Possibly the most consequential event of British history to occur during the Regency, Princess Alexandrina was born on May 24, 1819. The daughter of Prince Edward, brother of George Augustus, then Prince Regent, she ascended to the throne in 1837 as Queen Victoria. Victoria used her considerable popularity to influence the governing of her subjects, though she did so privately and with discretion. Publicly she became a symbol of a morality which had been absent from the monarchy for many years.

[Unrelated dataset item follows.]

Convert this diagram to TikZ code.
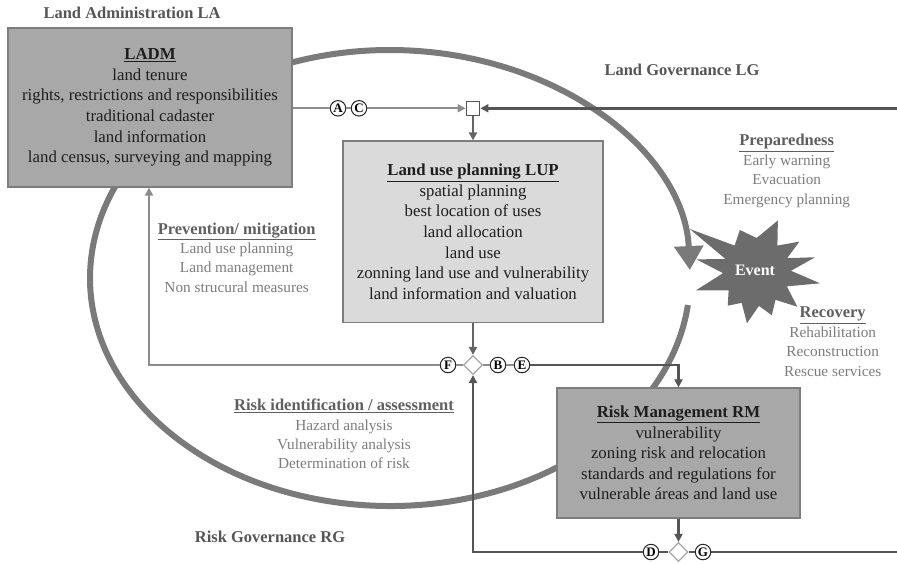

Victoria was just 18 years of age when she became Queen. In 1840 she survived an assassination attempt, which restored her then lagging popularity. She later survived, uninjured, additional attempts on her life. Her nine children’s descendants became many of the crowned heads of Europe, including the German Kaiser and the Russian Tsar. She reigned longer than any other British monarch until surpassed by Queen Elizabeth II, her great-great-granddaughter. Victoria used her monarchy and large family to exhibit moral virtues and self-control, avoiding the scandalous behavior of her uncle George Augustus during the Regency Era.